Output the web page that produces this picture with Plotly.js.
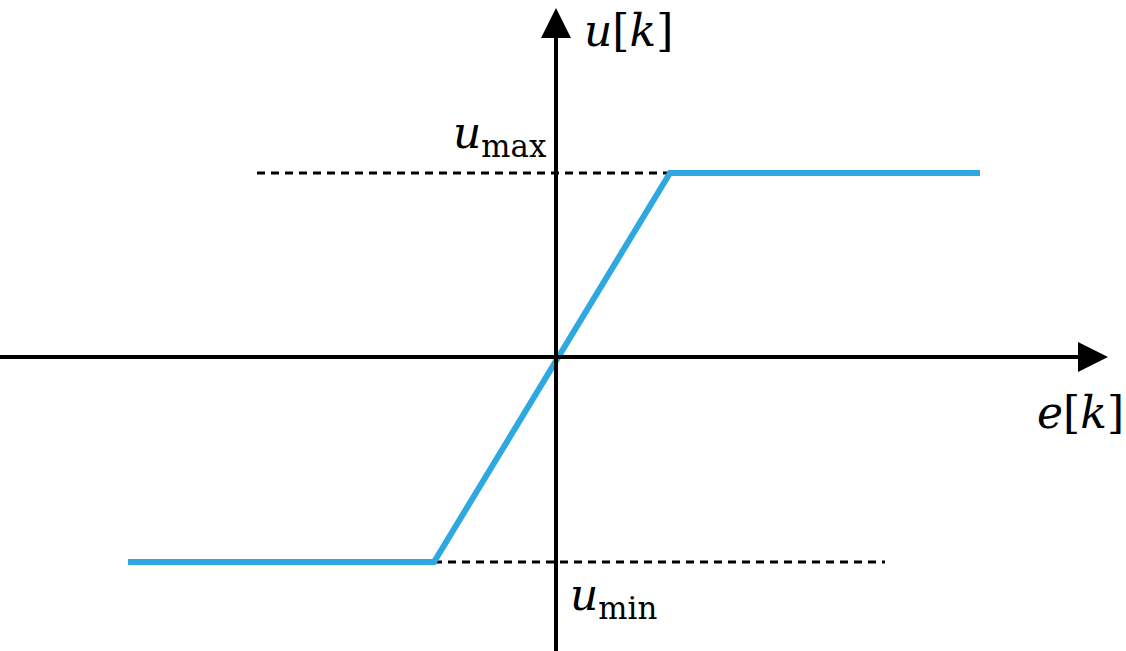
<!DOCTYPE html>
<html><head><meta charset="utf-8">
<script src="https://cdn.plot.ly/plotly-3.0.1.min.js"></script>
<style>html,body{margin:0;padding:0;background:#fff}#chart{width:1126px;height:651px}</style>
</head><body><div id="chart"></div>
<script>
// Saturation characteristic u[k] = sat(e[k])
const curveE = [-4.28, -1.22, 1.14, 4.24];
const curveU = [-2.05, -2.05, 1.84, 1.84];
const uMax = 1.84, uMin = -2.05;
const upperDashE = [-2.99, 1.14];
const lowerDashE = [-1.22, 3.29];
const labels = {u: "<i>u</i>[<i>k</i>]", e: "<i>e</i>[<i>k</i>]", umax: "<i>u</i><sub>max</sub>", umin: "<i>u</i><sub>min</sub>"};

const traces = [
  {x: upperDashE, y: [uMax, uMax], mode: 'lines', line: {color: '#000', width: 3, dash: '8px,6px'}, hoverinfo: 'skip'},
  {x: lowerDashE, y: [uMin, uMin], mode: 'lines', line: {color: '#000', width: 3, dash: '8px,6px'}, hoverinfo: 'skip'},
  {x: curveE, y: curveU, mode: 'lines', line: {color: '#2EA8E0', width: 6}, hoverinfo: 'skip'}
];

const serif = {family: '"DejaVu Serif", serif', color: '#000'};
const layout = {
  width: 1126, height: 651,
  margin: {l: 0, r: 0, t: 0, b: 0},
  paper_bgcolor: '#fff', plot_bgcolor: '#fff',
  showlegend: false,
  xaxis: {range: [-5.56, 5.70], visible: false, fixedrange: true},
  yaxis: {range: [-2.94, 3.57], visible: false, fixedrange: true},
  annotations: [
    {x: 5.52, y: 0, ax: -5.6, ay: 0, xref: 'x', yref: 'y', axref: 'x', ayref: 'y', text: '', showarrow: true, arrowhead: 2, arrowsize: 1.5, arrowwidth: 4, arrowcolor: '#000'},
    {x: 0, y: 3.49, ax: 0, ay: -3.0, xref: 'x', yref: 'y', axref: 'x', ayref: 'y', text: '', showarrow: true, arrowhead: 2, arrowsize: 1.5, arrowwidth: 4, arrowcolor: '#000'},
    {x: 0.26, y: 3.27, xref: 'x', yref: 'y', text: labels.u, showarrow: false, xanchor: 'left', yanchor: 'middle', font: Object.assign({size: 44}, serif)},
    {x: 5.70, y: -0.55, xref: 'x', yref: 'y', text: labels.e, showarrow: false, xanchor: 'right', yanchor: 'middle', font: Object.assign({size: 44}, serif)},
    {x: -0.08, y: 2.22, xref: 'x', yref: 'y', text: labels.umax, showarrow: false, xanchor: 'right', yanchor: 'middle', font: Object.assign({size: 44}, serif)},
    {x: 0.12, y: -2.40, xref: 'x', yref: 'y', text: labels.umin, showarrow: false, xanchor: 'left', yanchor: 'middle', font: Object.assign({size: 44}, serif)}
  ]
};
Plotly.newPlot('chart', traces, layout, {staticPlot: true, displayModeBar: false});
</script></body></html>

───

- [WHAT IS NEEDED]
Return the listing above in full and without alteration, excluding its pictures.

- [PROBLEM SOLUTION]
Output the web page that produces this picture with Plotly.js.
<!DOCTYPE html>
<html><head><meta charset="utf-8">
<script src="https://cdn.plot.ly/plotly-3.0.1.min.js"></script>
<style>html,body{margin:0;padding:0;background:#fff}#chart{width:1126px;height:651px}</style>
</head><body><div id="chart"></div>
<script>
// Saturation characteristic u[k] = sat(e[k])
const curveE = [-4.28, -1.22, 1.14, 4.24];
const curveU = [-2.05, -2.05, 1.84, 1.84];
const uMax = 1.84, uMin = -2.05;
const upperDashE = [-2.99, 1.14];
const lowerDashE = [-1.22, 3.29];
const labels = {u: "<i>u</i>[<i>k</i>]", e: "<i>e</i>[<i>k</i>]", umax: "<i>u</i><sub>max</sub>", umin: "<i>u</i><sub>min</sub>"};

const traces = [
  {x: upperDashE, y: [uMax, uMax], mode: 'lines', line: {color: '#000', width: 3, dash: '8px,6px'}, hoverinfo: 'skip'},
  {x: lowerDashE, y: [uMin, uMin], mode: 'lines', line: {color: '#000', width: 3, dash: '8px,6px'}, hoverinfo: 'skip'},
  {x: curveE, y: curveU, mode: 'lines', line: {color: '#2EA8E0', width: 6}, hoverinfo: 'skip'}
];

const serif = {family: '"DejaVu Serif", serif', color: '#000'};
const layout = {
  width: 1126, height: 651,
  margin: {l: 0, r: 0, t: 0, b: 0},
  paper_bgcolor: '#fff', plot_bgcolor: '#fff',
  showlegend: false,
  xaxis: {range: [-5.56, 5.70], visible: false, fixedrange: true},
  yaxis: {range: [-2.94, 3.57], visible: false, fixedrange: true},
  annotations: [
    {x: 5.52, y: 0, ax: -5.6, ay: 0, xref: 'x', yref: 'y', axref: 'x', ayref: 'y', text: '', showarrow: true, arrowhead: 2, arrowsize: 1.5, arrowwidth: 4, arrowcolor: '#000'},
    {x: 0, y: 3.49, ax: 0, ay: -3.0, xref: 'x', yref: 'y', axref: 'x', ayref: 'y', text: '', showarrow: true, arrowhead: 2, arrowsize: 1.5, arrowwidth: 4, arrowcolor: '#000'},
    {x: 0.26, y: 3.27, xref: 'x', yref: 'y', text: labels.u, showarrow: false, xanchor: 'left', yanchor: 'middle', font: Object.assign({size: 44}, serif)},
    {x: 5.70, y: -0.55, xref: 'x', yref: 'y', text: labels.e, showarrow: false, xanchor: 'right', yanchor: 'middle', font: Object.assign({size: 44}, serif)},
    {x: -0.08, y: 2.22, xref: 'x', yref: 'y', text: labels.umax, showarrow: false, xanchor: 'right', yanchor: 'middle', font: Object.assign({size: 44}, serif)},
    {x: 0.12, y: -2.40, xref: 'x', yref: 'y', text: labels.umin, showarrow: false, xanchor: 'left', yanchor: 'middle', font: Object.assign({size: 44}, serif)}
  ]
};
Plotly.newPlot('chart', traces, layout, {staticPlot: true, displayModeBar: false});
</script></body></html>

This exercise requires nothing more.